━━ DATASET EXCERPT ━━

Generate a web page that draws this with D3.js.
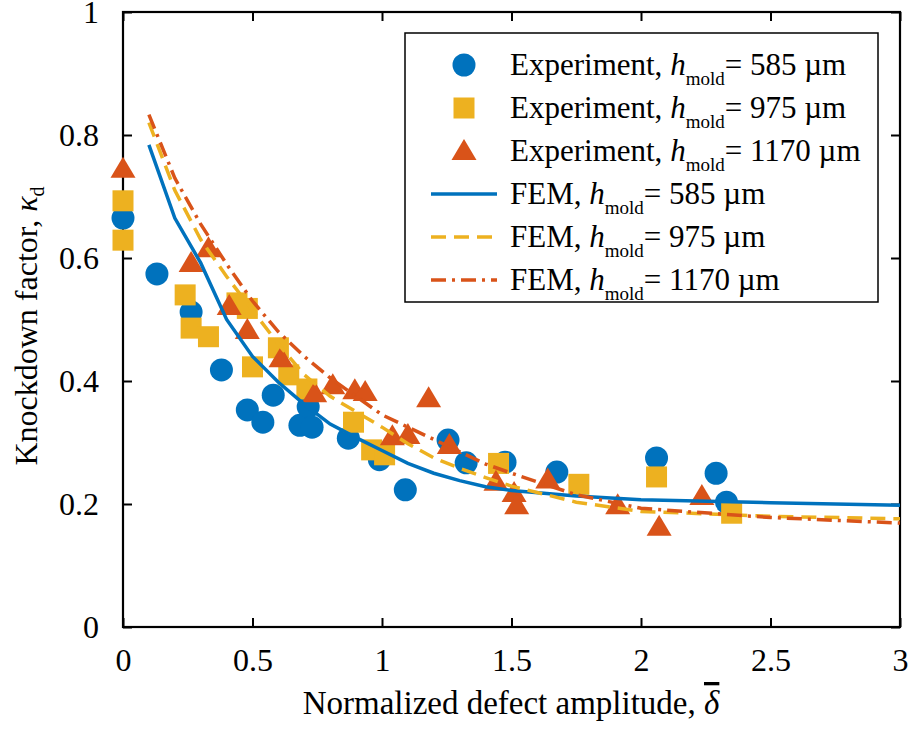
<!DOCTYPE html>
<html>
<head>
<meta charset="utf-8">
<script src="https://cdn.jsdelivr.net/npm/d3@7"></script>
<style>
  body { margin: 0; background: #fff; }
</style>
</head>
<body>
<div id="chart"></div>
<script>
// experiment data, [delta, kappa]
const exp585 = [[0,0.665],[0.131,0.574],[0.263,0.512],[0.38,0.418],[0.48,0.353],[0.54,0.333],[0.58,0.377],
  [0.683,0.328],[0.715,0.358],[0.73,0.325],[0.87,0.307],[0.99,0.272],[1.09,0.223],[1.255,0.304],[1.325,0.267],
  [1.475,0.268],[1.675,0.252],[2.06,0.275],[2.29,0.25],[2.33,0.203]];
const exp975 = [[0,0.693],[0,0.629],[0.24,0.54],[0.263,0.486],[0.33,0.472],[0.44,0.527],[0.48,0.518],[0.5,0.423],
  [0.6,0.454],[0.64,0.41],[0.71,0.387],[0.89,0.333],[0.96,0.288],[1.01,0.28],[1.45,0.266],[1.76,0.232],
  [2.06,0.244],[2.35,0.185]];
const exp1170 = [[0,0.745],[0.263,0.592],[0.33,0.616],[0.41,0.522],[0.48,0.483],[0.61,0.437],[0.74,0.38],[0.81,0.393],
  [0.895,0.385],[0.935,0.382],[1.04,0.31],[1.1,0.312],[1.18,0.372],[1.26,0.296],[1.44,0.236],[1.51,0.218],
  [1.52,0.198],[1.64,0.24],[1.91,0.198],[2.07,0.163],[2.235,0.213]];
// FEM curves
const femX    = [0.1,0.2,0.3,0.4,0.5,0.6,0.7,0.8,0.9,1.0,1.1,1.2,1.3,1.4,1.5,1.75,2.0,2.5,3.0];
const fem585  = [0.784,0.665,0.592,0.5,0.44,0.398,0.362,0.33,0.308,0.287,0.266,0.25,0.238,0.228,0.222,0.213,0.207,0.202,0.198];
const fem975  = [0.82,0.71,0.63,0.57,0.515,0.46,0.41,0.375,0.35,0.325,0.298,0.275,0.258,0.243,0.229,0.203,0.188,0.18,0.176];
const fem1170 = [0.833,0.73,0.655,0.59,0.53,0.48,0.44,0.405,0.375,0.345,0.325,0.305,0.285,0.265,0.25,0.215,0.193,0.178,0.169];
const xTicks = [0,0.5,1,1.5,2,2.5,3];
const yTicks = [0,0.2,0.4,0.6,0.8,1];
const heights = ['585','975','1170'];

const blue = '#0072BD', yellow = '#EDB120', orange = '#D95319';
const serif = 'Liberation Serif';

const svg = d3.select('#chart').append('svg')
  .attr('width', 909)
  .attr('height', 730)
  .attr('font-family', serif);

const x = d3.scaleLinear().domain([0,3]).range([123,900]);
const y = d3.scaleLinear().domain([0,1]).range([627,12]);

// axes (ticks inward, box on)
const fmt = d => d3.format('')(d);
const bottom = svg.append('g').attr('transform','translate(0,627)')
  .call(d3.axisBottom(x).tickValues(xTicks).tickFormat(fmt).tickSizeInner(-9).tickSizeOuter(0).tickPadding(21));
const left = svg.append('g').attr('transform','translate(123,0)')
  .call(d3.axisLeft(y).tickValues(yTicks).tickFormat(fmt).tickSizeInner(-9).tickSizeOuter(0).tickPadding(24));
svg.append('g').attr('transform','translate(0,12)')
  .call(d3.axisTop(x).tickValues(xTicks).tickFormat('').tickSizeInner(-9).tickSizeOuter(0));
svg.append('g').attr('transform','translate(900,0)')
  .call(d3.axisRight(y).tickValues(yTicks).tickFormat('').tickSizeInner(-9).tickSizeOuter(0));
svg.selectAll('g').attr('font-family', serif);
svg.selectAll('.domain').remove();
svg.selectAll('.tick line').attr('stroke','#000').attr('stroke-width',2);
svg.selectAll('.tick text').attr('font-size', 32);
bottom.selectAll('.tick text').attr('dy','0.71em');
left.selectAll('.tick text').attr('dy','0.34em');
svg.append('rect')
  .attr('x',123).attr('y',12).attr('width',777).attr('height',615)
  .attr('fill','none').attr('stroke','#000').attr('stroke-width',2.2);

// markers
function tri(cx, cy){
  return 'M' + cx + ',' + (cy-12) + 'L' + (cx+12.5) + ',' + (cy+9) + 'L' + (cx-12.5) + ',' + (cy+9) + 'Z';
}
const marks = svg.append('g');
marks.selectAll('circle').data(exp585).enter().append('circle')
  .attr('cx', d => x(d[0])).attr('cy', d => y(d[1])).attr('r', 11.5).attr('fill', blue);
marks.selectAll('rect').data(exp975).enter().append('rect')
  .attr('x', d => x(d[0]) - 10.5).attr('y', d => y(d[1]) - 10.5)
  .attr('width', 21).attr('height', 21).attr('fill', yellow);
marks.selectAll('path').data(exp1170).enter().append('path')
  .attr('d', d => tri(x(d[0]), y(d[1]))).attr('fill', orange);

// FEM lines
const line = d3.line().x(d => x(d[0])).y(d => y(d[1]));
const fems = [
  {vals: fem585, color: blue, dash: null},
  {vals: fem975, color: yellow, dash: '15,8'},
  {vals: fem1170, color: orange, dash: '15,6,3,6'}
];
fems.forEach(f => {
  svg.append('path')
    .datum(femX.map((v,i) => [v, f.vals[i]]))
    .attr('d', line)
    .attr('fill','none')
    .attr('stroke', f.color)
    .attr('stroke-width', 3.5)
    .attr('stroke-dasharray', f.dash);
});

// axis labels
const xl = svg.append('text')
  .attr('x', 511).attr('y', 714)
  .attr('text-anchor','middle')
  .attr('font-size', 33);
xl.append('tspan').text('Normalized defect amplitude, ');
xl.append('tspan').attr('font-style','italic').style('text-decoration','overline').text('δ');

const yl = svg.append('text')
  .attr('transform','translate(37,326) rotate(-90)')
  .attr('text-anchor','middle')
  .attr('font-size', 32);
yl.append('tspan').text('Knockdown factor, ');
yl.append('tspan').attr('font-style','italic').text('κ');
yl.append('tspan').attr('font-size', 20).attr('dy', 7).text('d');

// legend
const lg = svg.append('g');
lg.append('rect')
  .attr('x',405).attr('y',33).attr('width',473).attr('height',269)
  .attr('fill','#fff').attr('stroke','#000').attr('stroke-width',1.5);

const rows = [
  {label:'Experiment, ', h: heights[0], type:'circle', color: blue},
  {label:'Experiment, ', h: heights[1], type:'square', color: yellow},
  {label:'Experiment, ', h: heights[2], type:'tri', color: orange},
  {label:'FEM, ', h: heights[0], type:'line', color: blue, dash: null},
  {label:'FEM, ', h: heights[1], type:'line', color: yellow, dash: '15,8'},
  {label:'FEM, ', h: heights[2], type:'line', color: orange, dash: '15,6,3,6'}
];
rows.forEach((r, i) => {
  const cy = 65 + i * 43;
  if (r.type === 'circle') {
    lg.append('circle').attr('cx',464).attr('cy',cy).attr('r',11.5).attr('fill',r.color);
  } else if (r.type === 'square') {
    lg.append('rect').attr('x',453.5).attr('y',cy-10.5).attr('width',21).attr('height',21).attr('fill',r.color);
  } else if (r.type === 'tri') {
    lg.append('path').attr('d', tri(464, cy)).attr('fill', r.color);
  } else {
    lg.append('line').attr('x1',431).attr('x2',497).attr('y1',cy).attr('y2',cy)
      .attr('stroke',r.color).attr('stroke-width',3.5).attr('stroke-dasharray',r.dash);
  }
  const t = lg.append('text').attr('x',510).attr('y',cy+10).attr('font-size',31);
  t.append('tspan').text(r.label);
  t.append('tspan').attr('font-style','italic').text('h');
  t.append('tspan').attr('font-size',19).attr('dy',10).text('mold');
  t.append('tspan').attr('dy',-10).text('= ' + r.h + ' µm');
});

// serif everywhere
svg.selectAll('text, tspan').attr('font-family', serif).style('font-family', serif).attr('fill', '#000');
</script>
</body>
</html>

━━━

● DIRECTIONS FOR THIS TASK
Give again, word for word, every line from the top of the data through the line with "const serif = 'Liberation Serif';", both ends included, and exclude the pictures.

● RESULT OF THIS EXERCISE
Generate a web page that draws this with D3.js.
<!DOCTYPE html>
<html>
<head>
<meta charset="utf-8">
<script src="https://cdn.jsdelivr.net/npm/d3@7"></script>
<style>
  body { margin: 0; background: #fff; }
</style>
</head>
<body>
<div id="chart"></div>
<script>
// experiment data, [delta, kappa]
const exp585 = [[0,0.665],[0.131,0.574],[0.263,0.512],[0.38,0.418],[0.48,0.353],[0.54,0.333],[0.58,0.377],
  [0.683,0.328],[0.715,0.358],[0.73,0.325],[0.87,0.307],[0.99,0.272],[1.09,0.223],[1.255,0.304],[1.325,0.267],
  [1.475,0.268],[1.675,0.252],[2.06,0.275],[2.29,0.25],[2.33,0.203]];
const exp975 = [[0,0.693],[0,0.629],[0.24,0.54],[0.263,0.486],[0.33,0.472],[0.44,0.527],[0.48,0.518],[0.5,0.423],
  [0.6,0.454],[0.64,0.41],[0.71,0.387],[0.89,0.333],[0.96,0.288],[1.01,0.28],[1.45,0.266],[1.76,0.232],
  [2.06,0.244],[2.35,0.185]];
const exp1170 = [[0,0.745],[0.263,0.592],[0.33,0.616],[0.41,0.522],[0.48,0.483],[0.61,0.437],[0.74,0.38],[0.81,0.393],
  [0.895,0.385],[0.935,0.382],[1.04,0.31],[1.1,0.312],[1.18,0.372],[1.26,0.296],[1.44,0.236],[1.51,0.218],
  [1.52,0.198],[1.64,0.24],[1.91,0.198],[2.07,0.163],[2.235,0.213]];
// FEM curves
const femX    = [0.1,0.2,0.3,0.4,0.5,0.6,0.7,0.8,0.9,1.0,1.1,1.2,1.3,1.4,1.5,1.75,2.0,2.5,3.0];
const fem585  = [0.784,0.665,0.592,0.5,0.44,0.398,0.362,0.33,0.308,0.287,0.266,0.25,0.238,0.228,0.222,0.213,0.207,0.202,0.198];
const fem975  = [0.82,0.71,0.63,0.57,0.515,0.46,0.41,0.375,0.35,0.325,0.298,0.275,0.258,0.243,0.229,0.203,0.188,0.18,0.176];
const fem1170 = [0.833,0.73,0.655,0.59,0.53,0.48,0.44,0.405,0.375,0.345,0.325,0.305,0.285,0.265,0.25,0.215,0.193,0.178,0.169];
const xTicks = [0,0.5,1,1.5,2,2.5,3];
const yTicks = [0,0.2,0.4,0.6,0.8,1];
const heights = ['585','975','1170'];

const blue = '#0072BD', yellow = '#EDB120', orange = '#D95319';
const serif = 'Liberation Serif';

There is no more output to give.